YOUR TASK: Please give the listing again in its entirety, exactly as written.

RAW RECORDS:
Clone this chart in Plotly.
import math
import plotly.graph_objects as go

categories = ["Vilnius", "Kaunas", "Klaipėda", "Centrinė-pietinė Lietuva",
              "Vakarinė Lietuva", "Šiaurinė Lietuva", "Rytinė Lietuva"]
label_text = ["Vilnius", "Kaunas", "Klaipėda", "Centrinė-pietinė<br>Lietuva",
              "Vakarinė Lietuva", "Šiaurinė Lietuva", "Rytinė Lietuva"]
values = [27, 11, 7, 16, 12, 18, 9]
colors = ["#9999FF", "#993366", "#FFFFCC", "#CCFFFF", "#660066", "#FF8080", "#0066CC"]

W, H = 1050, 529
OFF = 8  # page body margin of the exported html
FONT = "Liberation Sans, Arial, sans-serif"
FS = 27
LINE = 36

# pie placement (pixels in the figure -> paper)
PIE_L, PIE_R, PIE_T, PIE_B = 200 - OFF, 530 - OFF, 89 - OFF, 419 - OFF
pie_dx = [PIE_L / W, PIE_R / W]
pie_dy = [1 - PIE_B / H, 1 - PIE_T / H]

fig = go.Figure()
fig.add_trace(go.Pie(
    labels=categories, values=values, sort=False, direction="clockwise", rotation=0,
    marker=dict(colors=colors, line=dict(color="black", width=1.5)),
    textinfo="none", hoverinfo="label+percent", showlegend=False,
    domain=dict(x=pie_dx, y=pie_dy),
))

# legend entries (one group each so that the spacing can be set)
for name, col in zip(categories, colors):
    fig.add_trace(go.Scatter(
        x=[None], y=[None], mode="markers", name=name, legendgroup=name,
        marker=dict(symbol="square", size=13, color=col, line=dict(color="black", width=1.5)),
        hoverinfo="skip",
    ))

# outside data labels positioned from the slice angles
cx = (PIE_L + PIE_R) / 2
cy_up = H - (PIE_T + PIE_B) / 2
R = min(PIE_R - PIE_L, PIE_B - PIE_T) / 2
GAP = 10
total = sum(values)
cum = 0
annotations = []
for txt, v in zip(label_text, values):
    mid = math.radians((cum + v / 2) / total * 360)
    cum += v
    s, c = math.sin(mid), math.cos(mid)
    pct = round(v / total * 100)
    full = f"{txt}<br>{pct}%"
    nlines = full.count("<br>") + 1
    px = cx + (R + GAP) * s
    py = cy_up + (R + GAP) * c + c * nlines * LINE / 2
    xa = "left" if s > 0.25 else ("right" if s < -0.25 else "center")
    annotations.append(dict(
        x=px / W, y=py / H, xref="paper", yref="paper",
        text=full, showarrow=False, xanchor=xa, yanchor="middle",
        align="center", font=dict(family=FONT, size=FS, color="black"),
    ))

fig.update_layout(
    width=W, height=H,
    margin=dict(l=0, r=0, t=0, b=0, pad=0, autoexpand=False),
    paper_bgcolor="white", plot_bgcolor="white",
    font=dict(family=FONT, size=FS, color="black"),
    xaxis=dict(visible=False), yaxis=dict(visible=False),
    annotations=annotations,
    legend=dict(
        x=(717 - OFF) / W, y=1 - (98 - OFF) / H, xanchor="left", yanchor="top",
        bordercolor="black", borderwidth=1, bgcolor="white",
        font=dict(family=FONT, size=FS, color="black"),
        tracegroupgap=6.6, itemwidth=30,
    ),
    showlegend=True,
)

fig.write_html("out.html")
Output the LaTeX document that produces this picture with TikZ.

SOLVED EXERCISE:
Clone this chart in Plotly.
import math
import plotly.graph_objects as go

categories = ["Vilnius", "Kaunas", "Klaipėda", "Centrinė-pietinė Lietuva",
              "Vakarinė Lietuva", "Šiaurinė Lietuva", "Rytinė Lietuva"]
label_text = ["Vilnius", "Kaunas", "Klaipėda", "Centrinė-pietinė<br>Lietuva",
              "Vakarinė Lietuva", "Šiaurinė Lietuva", "Rytinė Lietuva"]
values = [27, 11, 7, 16, 12, 18, 9]
colors = ["#9999FF", "#993366", "#FFFFCC", "#CCFFFF", "#660066", "#FF8080", "#0066CC"]

W, H = 1050, 529
OFF = 8  # page body margin of the exported html
FONT = "Liberation Sans, Arial, sans-serif"
FS = 27
LINE = 36

# pie placement (pixels in the figure -> paper)
PIE_L, PIE_R, PIE_T, PIE_B = 200 - OFF, 530 - OFF, 89 - OFF, 419 - OFF
pie_dx = [PIE_L / W, PIE_R / W]
pie_dy = [1 - PIE_B / H, 1 - PIE_T / H]

fig = go.Figure()
fig.add_trace(go.Pie(
    labels=categories, values=values, sort=False, direction="clockwise", rotation=0,
    marker=dict(colors=colors, line=dict(color="black", width=1.5)),
    textinfo="none", hoverinfo="label+percent", showlegend=False,
    domain=dict(x=pie_dx, y=pie_dy),
))

# legend entries (one group each so that the spacing can be set)
for name, col in zip(categories, colors):
    fig.add_trace(go.Scatter(
        x=[None], y=[None], mode="markers", name=name, legendgroup=name,
        marker=dict(symbol="square", size=13, color=col, line=dict(color="black", width=1.5)),
        hoverinfo="skip",
    ))

# outside data labels positioned from the slice angles
cx = (PIE_L + PIE_R) / 2
cy_up = H - (PIE_T + PIE_B) / 2
R = min(PIE_R - PIE_L, PIE_B - PIE_T) / 2
GAP = 10
total = sum(values)
cum = 0
annotations = []
for txt, v in zip(label_text, values):
    mid = math.radians((cum + v / 2) / total * 360)
    cum += v
    s, c = math.sin(mid), math.cos(mid)
    pct = round(v / total * 100)
    full = f"{txt}<br>{pct}%"
    nlines = full.count("<br>") + 1
    px = cx + (R + GAP) * s
    py = cy_up + (R + GAP) * c + c * nlines * LINE / 2
    xa = "left" if s > 0.25 else ("right" if s < -0.25 else "center")
    annotations.append(dict(
        x=px / W, y=py / H, xref="paper", yref="paper",
        text=full, showarrow=False, xanchor=xa, yanchor="middle",
        align="center", font=dict(family=FONT, size=FS, color="black"),
    ))

fig.update_layout(
    width=W, height=H,
    margin=dict(l=0, r=0, t=0, b=0, pad=0, autoexpand=False),
    paper_bgcolor="white", plot_bgcolor="white",
    font=dict(family=FONT, size=FS, color="black"),
    xaxis=dict(visible=False), yaxis=dict(visible=False),
    annotations=annotations,
    legend=dict(
        x=(717 - OFF) / W, y=1 - (98 - OFF) / H, xanchor="left", yanchor="top",
        bordercolor="black", borderwidth=1, bgcolor="white",
        font=dict(family=FONT, size=FS, color="black"),
        tracegroupgap=6.6, itemwidth=30,
    ),
    showlegend=True,
)

fig.write_html("out.html")
Output the LaTeX document that produces this picture with TikZ.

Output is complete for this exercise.